§ Short exercise: Return, exactly as written, the run of lines that begins at the line containing "Recreate this image" and ends at the line containing "import plotly.graph_objects as go". Nothing outside that run belongs in the answer.

§ Provided material:
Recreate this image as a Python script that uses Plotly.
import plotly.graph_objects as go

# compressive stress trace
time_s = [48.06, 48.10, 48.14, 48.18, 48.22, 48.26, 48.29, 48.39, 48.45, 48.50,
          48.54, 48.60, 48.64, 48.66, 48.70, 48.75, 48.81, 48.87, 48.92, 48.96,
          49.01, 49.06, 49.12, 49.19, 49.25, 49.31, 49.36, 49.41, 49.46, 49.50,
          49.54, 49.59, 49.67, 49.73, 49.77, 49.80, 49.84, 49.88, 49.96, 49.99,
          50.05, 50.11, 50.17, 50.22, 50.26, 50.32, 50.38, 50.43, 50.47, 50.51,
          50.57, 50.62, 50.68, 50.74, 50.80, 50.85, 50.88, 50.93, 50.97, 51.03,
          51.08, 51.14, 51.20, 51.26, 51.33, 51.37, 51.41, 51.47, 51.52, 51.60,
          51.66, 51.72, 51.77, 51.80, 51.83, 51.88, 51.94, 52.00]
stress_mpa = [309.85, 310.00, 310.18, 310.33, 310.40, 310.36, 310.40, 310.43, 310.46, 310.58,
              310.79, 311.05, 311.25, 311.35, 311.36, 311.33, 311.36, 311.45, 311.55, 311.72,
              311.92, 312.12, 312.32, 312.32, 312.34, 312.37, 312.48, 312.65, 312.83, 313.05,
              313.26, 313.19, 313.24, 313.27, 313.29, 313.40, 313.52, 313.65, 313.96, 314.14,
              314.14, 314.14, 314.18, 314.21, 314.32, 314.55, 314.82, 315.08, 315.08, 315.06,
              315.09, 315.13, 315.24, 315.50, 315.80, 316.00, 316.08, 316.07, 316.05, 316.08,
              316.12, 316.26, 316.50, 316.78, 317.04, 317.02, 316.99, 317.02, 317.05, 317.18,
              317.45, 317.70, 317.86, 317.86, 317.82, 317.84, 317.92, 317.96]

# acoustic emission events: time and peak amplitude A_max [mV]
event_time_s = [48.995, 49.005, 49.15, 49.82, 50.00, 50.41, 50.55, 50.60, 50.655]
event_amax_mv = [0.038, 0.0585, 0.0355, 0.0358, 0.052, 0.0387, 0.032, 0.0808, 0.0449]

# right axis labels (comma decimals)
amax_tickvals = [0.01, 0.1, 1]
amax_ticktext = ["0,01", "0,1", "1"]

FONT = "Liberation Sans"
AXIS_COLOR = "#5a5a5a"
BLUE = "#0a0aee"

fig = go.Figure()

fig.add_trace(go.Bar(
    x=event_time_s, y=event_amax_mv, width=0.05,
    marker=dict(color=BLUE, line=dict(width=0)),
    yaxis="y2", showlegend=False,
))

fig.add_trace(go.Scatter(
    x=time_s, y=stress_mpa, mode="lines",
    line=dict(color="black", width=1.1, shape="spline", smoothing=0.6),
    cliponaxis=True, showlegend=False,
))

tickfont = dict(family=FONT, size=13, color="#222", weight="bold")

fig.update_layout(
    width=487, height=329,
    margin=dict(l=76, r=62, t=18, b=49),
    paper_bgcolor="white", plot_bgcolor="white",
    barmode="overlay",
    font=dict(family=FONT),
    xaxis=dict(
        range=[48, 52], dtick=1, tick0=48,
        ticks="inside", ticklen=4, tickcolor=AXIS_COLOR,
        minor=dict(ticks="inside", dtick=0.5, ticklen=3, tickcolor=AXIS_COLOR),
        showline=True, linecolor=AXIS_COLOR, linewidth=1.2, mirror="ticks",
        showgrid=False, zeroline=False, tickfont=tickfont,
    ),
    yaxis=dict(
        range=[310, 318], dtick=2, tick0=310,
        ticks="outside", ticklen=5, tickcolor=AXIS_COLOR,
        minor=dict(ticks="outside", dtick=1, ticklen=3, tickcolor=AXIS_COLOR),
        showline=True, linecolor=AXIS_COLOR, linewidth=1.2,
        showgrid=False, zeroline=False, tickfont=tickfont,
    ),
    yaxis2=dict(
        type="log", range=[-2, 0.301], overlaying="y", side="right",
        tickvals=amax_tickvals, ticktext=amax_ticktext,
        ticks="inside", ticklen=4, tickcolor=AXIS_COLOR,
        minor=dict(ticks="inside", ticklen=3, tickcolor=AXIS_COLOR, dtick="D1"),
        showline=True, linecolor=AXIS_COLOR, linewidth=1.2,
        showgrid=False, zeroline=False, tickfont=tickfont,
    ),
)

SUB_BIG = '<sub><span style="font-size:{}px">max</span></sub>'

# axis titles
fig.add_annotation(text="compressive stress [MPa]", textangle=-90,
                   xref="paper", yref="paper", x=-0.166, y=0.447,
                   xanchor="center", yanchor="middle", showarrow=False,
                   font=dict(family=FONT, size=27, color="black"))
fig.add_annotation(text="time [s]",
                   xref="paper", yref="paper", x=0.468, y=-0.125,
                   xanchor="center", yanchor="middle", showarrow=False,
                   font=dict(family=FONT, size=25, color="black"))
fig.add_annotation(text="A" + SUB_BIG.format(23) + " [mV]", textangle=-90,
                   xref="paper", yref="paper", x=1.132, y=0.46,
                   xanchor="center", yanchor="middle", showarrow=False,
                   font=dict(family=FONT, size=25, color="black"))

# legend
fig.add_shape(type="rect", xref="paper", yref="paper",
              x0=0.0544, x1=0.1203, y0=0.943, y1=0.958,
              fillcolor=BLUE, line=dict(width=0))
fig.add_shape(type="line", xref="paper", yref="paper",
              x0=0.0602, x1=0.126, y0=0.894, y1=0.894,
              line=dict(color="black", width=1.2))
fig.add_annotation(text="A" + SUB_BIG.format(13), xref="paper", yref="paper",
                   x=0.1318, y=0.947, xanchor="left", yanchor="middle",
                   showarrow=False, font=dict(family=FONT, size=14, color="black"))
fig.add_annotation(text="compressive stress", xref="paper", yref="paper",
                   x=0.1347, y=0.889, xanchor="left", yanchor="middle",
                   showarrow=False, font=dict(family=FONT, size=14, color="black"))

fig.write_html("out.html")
--
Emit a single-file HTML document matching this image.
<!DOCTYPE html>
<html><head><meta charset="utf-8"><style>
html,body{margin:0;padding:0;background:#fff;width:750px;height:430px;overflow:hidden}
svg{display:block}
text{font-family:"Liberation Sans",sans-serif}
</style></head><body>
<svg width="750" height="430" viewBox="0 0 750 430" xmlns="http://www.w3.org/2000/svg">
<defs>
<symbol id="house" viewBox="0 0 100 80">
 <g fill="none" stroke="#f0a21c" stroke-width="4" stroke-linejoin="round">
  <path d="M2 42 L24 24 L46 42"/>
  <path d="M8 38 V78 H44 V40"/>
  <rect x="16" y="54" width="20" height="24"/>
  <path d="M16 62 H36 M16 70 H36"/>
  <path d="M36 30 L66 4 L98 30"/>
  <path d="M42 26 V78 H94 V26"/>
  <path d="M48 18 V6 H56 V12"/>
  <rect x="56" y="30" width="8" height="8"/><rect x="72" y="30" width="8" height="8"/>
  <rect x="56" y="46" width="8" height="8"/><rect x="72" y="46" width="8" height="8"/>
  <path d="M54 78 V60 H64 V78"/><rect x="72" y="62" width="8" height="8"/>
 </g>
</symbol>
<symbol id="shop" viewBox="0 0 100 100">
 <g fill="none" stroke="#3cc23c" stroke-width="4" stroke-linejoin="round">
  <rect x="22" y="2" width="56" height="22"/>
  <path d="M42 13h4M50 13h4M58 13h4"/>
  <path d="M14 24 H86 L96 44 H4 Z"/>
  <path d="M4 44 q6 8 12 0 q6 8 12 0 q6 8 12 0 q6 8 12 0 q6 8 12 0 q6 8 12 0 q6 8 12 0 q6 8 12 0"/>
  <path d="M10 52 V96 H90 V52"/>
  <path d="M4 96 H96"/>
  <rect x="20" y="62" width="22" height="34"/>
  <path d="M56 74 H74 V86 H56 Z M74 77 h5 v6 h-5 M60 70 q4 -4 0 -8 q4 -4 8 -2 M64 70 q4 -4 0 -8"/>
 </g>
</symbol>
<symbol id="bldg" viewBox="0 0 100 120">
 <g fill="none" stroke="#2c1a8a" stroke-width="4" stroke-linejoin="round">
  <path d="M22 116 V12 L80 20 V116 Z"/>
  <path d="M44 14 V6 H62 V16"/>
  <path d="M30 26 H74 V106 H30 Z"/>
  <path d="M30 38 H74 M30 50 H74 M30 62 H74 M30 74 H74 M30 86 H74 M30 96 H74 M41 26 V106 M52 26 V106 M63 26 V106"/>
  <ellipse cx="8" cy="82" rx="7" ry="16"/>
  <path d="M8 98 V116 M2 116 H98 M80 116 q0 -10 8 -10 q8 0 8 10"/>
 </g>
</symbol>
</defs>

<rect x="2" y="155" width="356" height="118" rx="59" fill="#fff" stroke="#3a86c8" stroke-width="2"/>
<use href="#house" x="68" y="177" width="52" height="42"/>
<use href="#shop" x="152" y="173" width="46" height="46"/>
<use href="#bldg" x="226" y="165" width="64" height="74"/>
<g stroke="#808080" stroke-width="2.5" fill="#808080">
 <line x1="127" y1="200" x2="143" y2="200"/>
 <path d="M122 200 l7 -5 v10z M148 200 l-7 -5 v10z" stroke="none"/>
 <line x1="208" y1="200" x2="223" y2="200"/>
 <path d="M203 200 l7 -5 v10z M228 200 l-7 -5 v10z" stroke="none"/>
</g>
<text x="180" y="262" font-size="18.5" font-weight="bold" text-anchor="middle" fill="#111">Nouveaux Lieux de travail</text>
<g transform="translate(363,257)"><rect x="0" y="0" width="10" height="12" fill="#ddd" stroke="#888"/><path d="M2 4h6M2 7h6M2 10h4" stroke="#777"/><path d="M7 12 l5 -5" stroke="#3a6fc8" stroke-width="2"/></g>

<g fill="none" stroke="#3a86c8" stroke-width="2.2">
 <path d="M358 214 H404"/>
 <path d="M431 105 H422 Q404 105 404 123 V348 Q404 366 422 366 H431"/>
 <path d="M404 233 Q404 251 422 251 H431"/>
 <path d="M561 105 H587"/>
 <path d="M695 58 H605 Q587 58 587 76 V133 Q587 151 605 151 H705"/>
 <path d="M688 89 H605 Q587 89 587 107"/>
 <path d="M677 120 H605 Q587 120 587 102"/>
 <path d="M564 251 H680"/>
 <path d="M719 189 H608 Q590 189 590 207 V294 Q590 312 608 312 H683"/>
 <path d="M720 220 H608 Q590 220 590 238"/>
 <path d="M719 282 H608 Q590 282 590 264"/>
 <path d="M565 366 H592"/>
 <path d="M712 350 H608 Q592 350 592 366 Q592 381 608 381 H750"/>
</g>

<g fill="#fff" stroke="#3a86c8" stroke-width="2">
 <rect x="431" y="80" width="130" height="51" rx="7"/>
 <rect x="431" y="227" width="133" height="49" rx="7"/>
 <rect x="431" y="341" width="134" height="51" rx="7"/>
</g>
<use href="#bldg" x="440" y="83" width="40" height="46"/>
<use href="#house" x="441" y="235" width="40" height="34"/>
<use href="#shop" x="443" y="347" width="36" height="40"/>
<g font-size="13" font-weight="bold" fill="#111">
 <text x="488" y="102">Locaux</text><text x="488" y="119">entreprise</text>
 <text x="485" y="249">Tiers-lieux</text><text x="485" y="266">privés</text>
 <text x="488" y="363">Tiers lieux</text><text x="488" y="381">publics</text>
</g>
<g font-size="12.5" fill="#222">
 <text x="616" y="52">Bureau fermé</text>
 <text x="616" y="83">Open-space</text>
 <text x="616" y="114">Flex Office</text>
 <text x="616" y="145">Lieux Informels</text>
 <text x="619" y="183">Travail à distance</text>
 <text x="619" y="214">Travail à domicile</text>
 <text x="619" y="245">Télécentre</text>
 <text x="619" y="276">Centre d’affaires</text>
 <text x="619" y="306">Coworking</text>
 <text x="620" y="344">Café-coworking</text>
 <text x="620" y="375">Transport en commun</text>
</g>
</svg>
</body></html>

§ Answer to the exercise:
Recreate this image as a Python script that uses Plotly.
import plotly.graph_objects as go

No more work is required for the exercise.